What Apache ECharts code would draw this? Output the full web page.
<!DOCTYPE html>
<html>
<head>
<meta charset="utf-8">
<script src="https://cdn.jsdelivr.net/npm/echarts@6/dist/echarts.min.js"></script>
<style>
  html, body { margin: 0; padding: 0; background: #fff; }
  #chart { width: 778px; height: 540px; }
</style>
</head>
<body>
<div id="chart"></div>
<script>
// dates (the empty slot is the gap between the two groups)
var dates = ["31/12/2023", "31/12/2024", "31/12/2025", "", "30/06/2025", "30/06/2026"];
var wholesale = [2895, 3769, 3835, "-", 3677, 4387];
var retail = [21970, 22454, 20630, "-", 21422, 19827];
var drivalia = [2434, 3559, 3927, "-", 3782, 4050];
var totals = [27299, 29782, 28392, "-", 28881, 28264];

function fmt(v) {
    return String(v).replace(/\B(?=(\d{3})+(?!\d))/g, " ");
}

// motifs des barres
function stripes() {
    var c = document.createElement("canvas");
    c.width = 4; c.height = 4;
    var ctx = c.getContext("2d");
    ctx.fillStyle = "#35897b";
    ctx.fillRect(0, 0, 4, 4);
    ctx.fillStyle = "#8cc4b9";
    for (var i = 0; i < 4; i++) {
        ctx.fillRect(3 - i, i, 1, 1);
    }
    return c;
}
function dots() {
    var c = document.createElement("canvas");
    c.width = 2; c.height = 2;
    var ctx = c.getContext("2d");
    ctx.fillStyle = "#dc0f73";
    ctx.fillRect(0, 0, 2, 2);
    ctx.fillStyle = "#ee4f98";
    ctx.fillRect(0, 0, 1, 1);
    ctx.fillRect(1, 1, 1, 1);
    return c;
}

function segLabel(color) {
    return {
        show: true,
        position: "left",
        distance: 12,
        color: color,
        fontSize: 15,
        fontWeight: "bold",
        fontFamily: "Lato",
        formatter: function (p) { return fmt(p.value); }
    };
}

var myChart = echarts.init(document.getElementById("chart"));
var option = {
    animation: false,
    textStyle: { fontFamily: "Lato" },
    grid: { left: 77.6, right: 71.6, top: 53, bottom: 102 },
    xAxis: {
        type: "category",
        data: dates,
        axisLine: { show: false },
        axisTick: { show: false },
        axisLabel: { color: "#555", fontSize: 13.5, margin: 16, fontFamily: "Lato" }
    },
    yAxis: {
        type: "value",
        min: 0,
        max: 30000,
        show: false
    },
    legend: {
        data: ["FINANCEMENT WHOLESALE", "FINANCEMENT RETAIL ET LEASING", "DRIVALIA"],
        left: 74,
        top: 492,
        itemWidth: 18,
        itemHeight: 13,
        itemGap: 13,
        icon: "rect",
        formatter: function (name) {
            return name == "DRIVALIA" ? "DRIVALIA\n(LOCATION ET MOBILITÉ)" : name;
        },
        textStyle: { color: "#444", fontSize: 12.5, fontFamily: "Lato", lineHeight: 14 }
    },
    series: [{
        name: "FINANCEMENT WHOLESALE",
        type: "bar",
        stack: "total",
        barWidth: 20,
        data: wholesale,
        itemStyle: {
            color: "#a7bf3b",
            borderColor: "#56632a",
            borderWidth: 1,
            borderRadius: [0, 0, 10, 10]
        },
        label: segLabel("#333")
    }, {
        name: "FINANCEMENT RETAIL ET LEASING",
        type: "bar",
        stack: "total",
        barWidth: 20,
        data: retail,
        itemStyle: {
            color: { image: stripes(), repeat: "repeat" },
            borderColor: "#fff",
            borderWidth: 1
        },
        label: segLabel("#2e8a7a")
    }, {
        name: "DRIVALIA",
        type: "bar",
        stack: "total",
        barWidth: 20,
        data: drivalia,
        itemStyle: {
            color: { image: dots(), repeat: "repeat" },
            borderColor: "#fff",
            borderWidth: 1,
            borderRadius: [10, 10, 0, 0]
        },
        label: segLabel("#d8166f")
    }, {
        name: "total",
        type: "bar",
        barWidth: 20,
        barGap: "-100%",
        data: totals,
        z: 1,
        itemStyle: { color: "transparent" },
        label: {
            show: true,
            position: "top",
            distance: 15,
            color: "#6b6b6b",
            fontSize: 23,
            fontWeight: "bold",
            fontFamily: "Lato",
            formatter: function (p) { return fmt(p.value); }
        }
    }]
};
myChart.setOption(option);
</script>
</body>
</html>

• • • • • • •

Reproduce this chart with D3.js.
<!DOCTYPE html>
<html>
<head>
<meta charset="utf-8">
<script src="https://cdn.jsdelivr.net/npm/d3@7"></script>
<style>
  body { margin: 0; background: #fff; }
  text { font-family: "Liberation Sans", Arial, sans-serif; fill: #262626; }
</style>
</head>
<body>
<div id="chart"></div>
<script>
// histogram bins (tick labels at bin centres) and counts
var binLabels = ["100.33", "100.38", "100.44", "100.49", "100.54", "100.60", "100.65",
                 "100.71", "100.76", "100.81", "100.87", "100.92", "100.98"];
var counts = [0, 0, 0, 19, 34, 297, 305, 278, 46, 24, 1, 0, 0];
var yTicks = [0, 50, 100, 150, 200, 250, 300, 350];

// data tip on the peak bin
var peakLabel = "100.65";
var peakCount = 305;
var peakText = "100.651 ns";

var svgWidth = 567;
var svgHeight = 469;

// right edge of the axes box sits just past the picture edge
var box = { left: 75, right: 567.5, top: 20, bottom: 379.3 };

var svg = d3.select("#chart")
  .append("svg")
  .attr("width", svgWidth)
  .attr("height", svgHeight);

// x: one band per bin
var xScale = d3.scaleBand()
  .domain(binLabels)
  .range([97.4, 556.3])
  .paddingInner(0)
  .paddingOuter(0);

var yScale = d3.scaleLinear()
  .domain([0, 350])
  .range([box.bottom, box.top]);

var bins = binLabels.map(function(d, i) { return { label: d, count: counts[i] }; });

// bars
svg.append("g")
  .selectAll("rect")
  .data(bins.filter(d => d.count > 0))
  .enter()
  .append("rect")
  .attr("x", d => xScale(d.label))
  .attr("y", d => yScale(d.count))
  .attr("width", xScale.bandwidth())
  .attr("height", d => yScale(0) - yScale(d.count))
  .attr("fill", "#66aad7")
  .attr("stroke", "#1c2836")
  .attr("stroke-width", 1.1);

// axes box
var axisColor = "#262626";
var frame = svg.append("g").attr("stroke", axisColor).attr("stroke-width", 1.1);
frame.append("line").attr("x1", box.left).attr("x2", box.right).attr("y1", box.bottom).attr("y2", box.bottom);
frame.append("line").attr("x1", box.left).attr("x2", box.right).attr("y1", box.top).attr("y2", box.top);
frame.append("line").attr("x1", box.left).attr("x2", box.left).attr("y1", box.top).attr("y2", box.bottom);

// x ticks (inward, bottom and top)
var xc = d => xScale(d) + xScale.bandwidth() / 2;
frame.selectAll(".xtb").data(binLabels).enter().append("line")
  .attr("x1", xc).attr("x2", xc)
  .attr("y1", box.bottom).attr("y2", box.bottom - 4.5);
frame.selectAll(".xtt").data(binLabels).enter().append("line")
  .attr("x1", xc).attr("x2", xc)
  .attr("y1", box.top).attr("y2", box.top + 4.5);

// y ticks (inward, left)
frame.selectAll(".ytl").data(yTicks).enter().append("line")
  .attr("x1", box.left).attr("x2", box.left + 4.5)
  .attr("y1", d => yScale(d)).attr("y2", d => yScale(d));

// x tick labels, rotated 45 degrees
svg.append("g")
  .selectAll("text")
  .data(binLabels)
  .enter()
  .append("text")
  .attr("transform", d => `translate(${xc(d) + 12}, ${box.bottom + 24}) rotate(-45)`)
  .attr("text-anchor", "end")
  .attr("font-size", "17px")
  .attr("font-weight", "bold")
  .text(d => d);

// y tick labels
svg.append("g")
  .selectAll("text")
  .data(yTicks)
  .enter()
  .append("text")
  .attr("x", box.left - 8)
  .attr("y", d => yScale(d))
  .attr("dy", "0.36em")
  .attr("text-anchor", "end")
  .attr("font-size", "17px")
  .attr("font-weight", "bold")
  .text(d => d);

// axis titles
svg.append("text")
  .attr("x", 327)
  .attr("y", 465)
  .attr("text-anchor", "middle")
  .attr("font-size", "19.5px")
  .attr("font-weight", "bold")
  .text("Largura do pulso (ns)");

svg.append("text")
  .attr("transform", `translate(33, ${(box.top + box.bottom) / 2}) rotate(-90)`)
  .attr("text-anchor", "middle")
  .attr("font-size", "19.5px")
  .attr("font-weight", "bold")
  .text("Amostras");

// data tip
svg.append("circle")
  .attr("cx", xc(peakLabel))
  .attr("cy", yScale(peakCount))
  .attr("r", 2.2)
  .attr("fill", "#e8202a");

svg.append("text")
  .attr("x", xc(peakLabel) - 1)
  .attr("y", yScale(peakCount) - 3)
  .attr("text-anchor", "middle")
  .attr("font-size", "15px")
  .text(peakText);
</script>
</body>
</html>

• • • • • • •

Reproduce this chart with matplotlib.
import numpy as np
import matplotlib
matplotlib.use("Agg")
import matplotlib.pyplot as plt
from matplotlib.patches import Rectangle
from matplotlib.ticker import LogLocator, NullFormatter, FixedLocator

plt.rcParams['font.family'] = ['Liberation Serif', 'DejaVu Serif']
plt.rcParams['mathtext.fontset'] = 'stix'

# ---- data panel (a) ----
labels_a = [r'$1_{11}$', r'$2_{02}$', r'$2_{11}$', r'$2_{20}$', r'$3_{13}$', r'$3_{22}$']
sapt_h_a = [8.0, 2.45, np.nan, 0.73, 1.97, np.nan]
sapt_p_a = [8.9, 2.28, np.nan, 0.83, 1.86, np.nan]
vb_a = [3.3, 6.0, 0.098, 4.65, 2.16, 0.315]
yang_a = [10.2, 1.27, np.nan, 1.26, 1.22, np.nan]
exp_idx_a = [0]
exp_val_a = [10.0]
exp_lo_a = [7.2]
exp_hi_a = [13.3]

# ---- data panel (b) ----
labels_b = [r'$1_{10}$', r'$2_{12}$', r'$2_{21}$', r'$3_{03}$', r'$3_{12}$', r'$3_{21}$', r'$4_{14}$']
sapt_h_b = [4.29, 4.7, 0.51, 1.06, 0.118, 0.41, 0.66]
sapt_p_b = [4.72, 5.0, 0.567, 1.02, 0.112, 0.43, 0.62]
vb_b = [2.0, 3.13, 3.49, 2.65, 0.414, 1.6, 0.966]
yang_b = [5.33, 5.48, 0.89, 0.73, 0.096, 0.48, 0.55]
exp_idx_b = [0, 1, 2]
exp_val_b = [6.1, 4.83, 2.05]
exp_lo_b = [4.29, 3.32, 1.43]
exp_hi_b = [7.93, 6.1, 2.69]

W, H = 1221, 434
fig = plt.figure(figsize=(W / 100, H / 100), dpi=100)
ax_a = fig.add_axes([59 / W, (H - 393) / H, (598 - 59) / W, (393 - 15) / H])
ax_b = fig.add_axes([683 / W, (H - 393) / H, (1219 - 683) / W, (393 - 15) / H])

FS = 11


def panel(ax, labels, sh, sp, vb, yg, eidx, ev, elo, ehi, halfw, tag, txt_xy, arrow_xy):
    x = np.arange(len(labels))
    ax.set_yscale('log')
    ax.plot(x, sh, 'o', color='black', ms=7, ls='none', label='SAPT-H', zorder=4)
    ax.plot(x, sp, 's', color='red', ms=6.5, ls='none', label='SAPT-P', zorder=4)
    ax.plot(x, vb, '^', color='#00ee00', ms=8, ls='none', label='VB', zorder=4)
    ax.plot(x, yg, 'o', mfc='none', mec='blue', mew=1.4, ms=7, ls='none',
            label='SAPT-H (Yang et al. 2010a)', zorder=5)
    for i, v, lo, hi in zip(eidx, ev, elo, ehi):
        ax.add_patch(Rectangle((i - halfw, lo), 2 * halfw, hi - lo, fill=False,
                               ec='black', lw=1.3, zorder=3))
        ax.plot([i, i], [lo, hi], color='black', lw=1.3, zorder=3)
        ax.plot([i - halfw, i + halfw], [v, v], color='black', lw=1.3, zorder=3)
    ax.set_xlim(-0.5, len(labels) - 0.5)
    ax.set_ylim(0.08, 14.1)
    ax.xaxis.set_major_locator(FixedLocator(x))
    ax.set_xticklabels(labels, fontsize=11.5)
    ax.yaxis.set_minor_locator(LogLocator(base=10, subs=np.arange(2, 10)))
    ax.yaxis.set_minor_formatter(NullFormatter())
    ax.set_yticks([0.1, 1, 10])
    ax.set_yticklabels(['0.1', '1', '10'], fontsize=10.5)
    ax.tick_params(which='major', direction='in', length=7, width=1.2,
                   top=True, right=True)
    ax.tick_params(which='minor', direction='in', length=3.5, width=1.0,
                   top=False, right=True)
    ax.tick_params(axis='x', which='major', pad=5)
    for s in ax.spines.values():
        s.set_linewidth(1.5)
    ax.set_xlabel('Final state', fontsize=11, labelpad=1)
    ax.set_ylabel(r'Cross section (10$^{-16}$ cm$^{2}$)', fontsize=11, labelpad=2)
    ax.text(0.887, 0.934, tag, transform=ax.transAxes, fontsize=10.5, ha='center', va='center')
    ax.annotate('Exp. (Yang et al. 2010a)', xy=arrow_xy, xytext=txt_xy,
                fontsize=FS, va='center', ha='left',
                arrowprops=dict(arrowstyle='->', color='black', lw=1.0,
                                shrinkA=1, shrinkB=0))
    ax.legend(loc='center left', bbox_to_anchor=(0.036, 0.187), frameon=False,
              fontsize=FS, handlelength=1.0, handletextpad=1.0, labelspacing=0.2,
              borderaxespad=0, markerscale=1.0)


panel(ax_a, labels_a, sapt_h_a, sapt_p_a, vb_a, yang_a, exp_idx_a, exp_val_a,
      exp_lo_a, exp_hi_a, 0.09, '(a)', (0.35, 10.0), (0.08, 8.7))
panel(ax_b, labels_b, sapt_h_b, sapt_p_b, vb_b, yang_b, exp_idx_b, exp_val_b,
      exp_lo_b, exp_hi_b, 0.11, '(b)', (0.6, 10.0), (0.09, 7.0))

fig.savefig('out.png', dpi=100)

• • • • • • •

_WRITTEN INSTRUCTION_.
Select every line of the records holding the string "with".

_ANSWER BELOW_.
Reproduce this chart with D3.js.
Reproduce this chart with matplotlib.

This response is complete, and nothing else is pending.